23] In my view the most plausible of the inferences that could be drawn from the fact that first- and second plaintiffs’ trustee has knowledge of and has consented to the institution of the action by them in their own names, is that he was not prepared to do so (Cf: De Polo and Another v Dreyer and Others 1991(2) SA 164 W at 177 F – G). Accordingly, first- and second plaintiffs are entitled, by virtue of their reversionary interest in their sequestrated joint estate, to institute these proceedings and do have locus standi, in the first of the two senses mentioned in paragraph 6 above.
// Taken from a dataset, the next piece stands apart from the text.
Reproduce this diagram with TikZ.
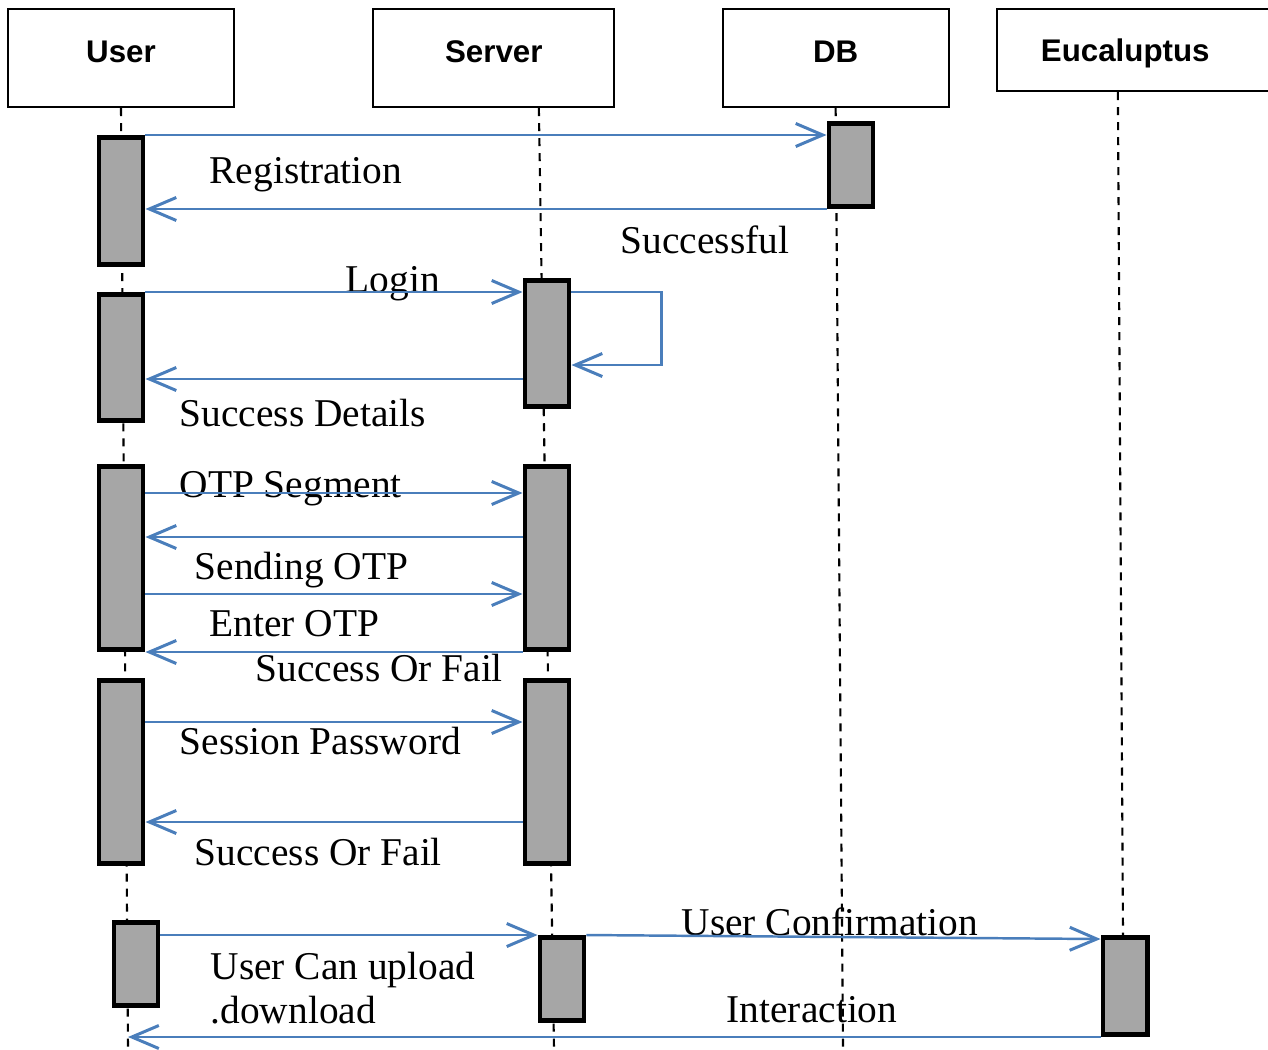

24] An insolvent’s residual interest in his/her insolvent estate is an entitlement to be paid any residue remaining after the estate has been wound up (See: Mears v Rissik, MacKenzie NO and Mears’ Trustee (supra) at 305). Although an insolvent may institute proceedings in his/her own name to recover assets for the insolvent estate where the trustee refuses to do so, it seems logical that what is recovered, is for the benefit of the insolvent estate and not the insolvent personally (See: De Polo and Another v Dreyer and Others (supra) at 179 D – F). That however, does not detract from such an insolvent’s locus standi.


25] The question whether first- and second plaintiffs should have joined their trustee as a defendant or whether averments to the effect that the trustee is unwilling to act - an aspect that was left open by the then Appellate Division in Nieuwoudt v The Master and Others NNO (supra) at 525 I - is not an aspect that can be dealt with on exception.


26] In the circumstances the exception is dismissed with costs.